I don’t want you to feel responsible for me feeling responsible for your worry. I’m not blaming you for it either. I’m just telling you how I feel. Isn’t that what you want? Such mixed messages! … And more mother-induced trauma.
Just kidding. I’m over it. Glad that you and your chaise finally found homes.
Home. Some people seem to slide in easily. They appear comfortable in their space no matter what surrounds them. I am not one of those people. I’ve re-made home enough to know that I must put deliberate effort into feeling oriented and grounded. The process is always slow and harrowing.

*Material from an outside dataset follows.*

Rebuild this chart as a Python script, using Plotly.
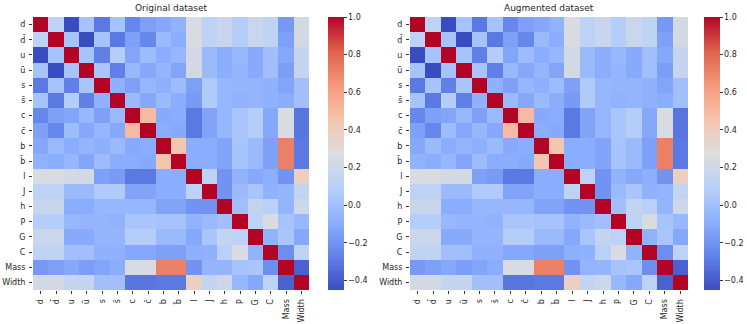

I try to expedite it by walking around aimlessly (usually in the direction of a grocery store) to learn the grounds. I mark new territory with familiar scents – I burn candles, incense, cookies. I fill new space with things that mark my permanence – glass containers of grains and spices, tubs of tea, jars of oils and lotions, bottles of nail polish. Also rituals. Tea in the morning; Shabbat dinner; roasting vegetables Sunday afternoon; long runs on the weekend.
One of my favorite time and space-marking rituals is our annual Rosh Hashana/Yom Kippur Cleanse. It helps me understand the passage of time, connect with my body and reflect. This year’s cleanse seems particularly important.
As is, the cleanse dietary rituals are easy for me. I want an additional mind-body challenge.
Rebecca inspired me to consider meditation as a daily practice. I do not have patience for stillness. Thus, I will be incorporating 10 minutes of daily meditation in my 10 day cleanse. I’m already annoyed by the time commitment, but I need to be forced to take a pause. For the past year, I have been moving at lightening speed, and I need processing time in order to feel oriented.
In the spirit of the cleanse, below are two cleanse appropriate, Rosh Hashana inspired recipes. You will be here in three days to see my home firsthand! I’m really looking forward to shlepping you to Berkeley Bowl and making Rosh Hashana meals together.
For most people, the high holidays smell like warm chunks of meet and heavy kugels. My High Holiday food memories are decorated with colorful salads. Our post-service lunches always contain a large variety of salads – big bowls of kale with avocado, pomegranate studded tabouleh, etc – for starving guests to nosh when they first arrive from after never-ending morning services. My new salad idea is just sweet enough to be Rosh Hashana appropriate: chopped apples, arugula and celery in a creamy honey- tahini dressing.
Chopped Apples, Arugula and Celery with Creamy Honey-Tahini Dressing
Serves: 5 – 10 depending on portion size
Prep Time: 15-20 minutes
- 1/4 teaspoon salt
- 2 garlic gloves, crushed
- 1 tsp fresh rosemary leaves, chopped
- 1 tsp fresh thyme leaves, chopped
- 1 tbs honey (nix it for the cleanse)
- 1/3 cup apple cider vingegar
- 1/3 cup crude tahini
- plenty of fresh black pepper
- 4 celery stalks, sliced thinly
- 3 – 4 good, sweet, crunchy apples, sliced thinly
- 3 cups arugula, chopped
- 2 medium stalks of spring onions, chopped
- 1/3 cup toasted walnuts
First, make the dressing. Make sure your garlic is crushed well and herbs are finely chopped. Add all ingredients to a jar or bowl. Stir well, until all ingredients are combined and smooth. Add black pepper as desired. Let sit for at least one hour before use.
No more than one hour before serving, chop celery, apples, arugula and spring onions. Toast and crush walnuts and allow to cool. Pile all ingredients in a bowl, add 1/3 c dressing and toss until apples, arugula and celery pieces are coated. Serve immediately.
Green Goddess Tahini Dressing
Serves: many, many salads
Prep time: 15 minutes
This dressing livens up any salad. It’s grain mixed into grain bowls, slathered over roasted veggies or tossed into simple lettuce salads.
- 1 bunch fresh chives
- 1 bunch flat leaf parsley
- 1 bunch fresh tarragon
- 1 bunch fresh scallions
- 2 cloves garlic
- 2 tbs tahini
- ½ cup plain yogurt
- 1 tbs lemon zest
- juice of 2 lemons
- ½ tsp sea salt
- freshly ground black pepper
Simply place all ingredients in food processor and blend until smooth liquid consistency is formed. Add salt and pepper too taste. If too pungent, add additional yogurt.
In the salad pictured, I topped a salad of mixed greens, tomatoes, cucumbers, carrots, celery, roasted beets and chopped arugula with swirls of Green Goddess dressing, tahini, a drizzle of olive oil and fresh ground black pepper.
You should really open a restaurant, you know…
Shana Tova, Shaina tova! P.S. If you ever want to go to Davis for Shabbat or anytime, my best friend lives there. It’s right nearby!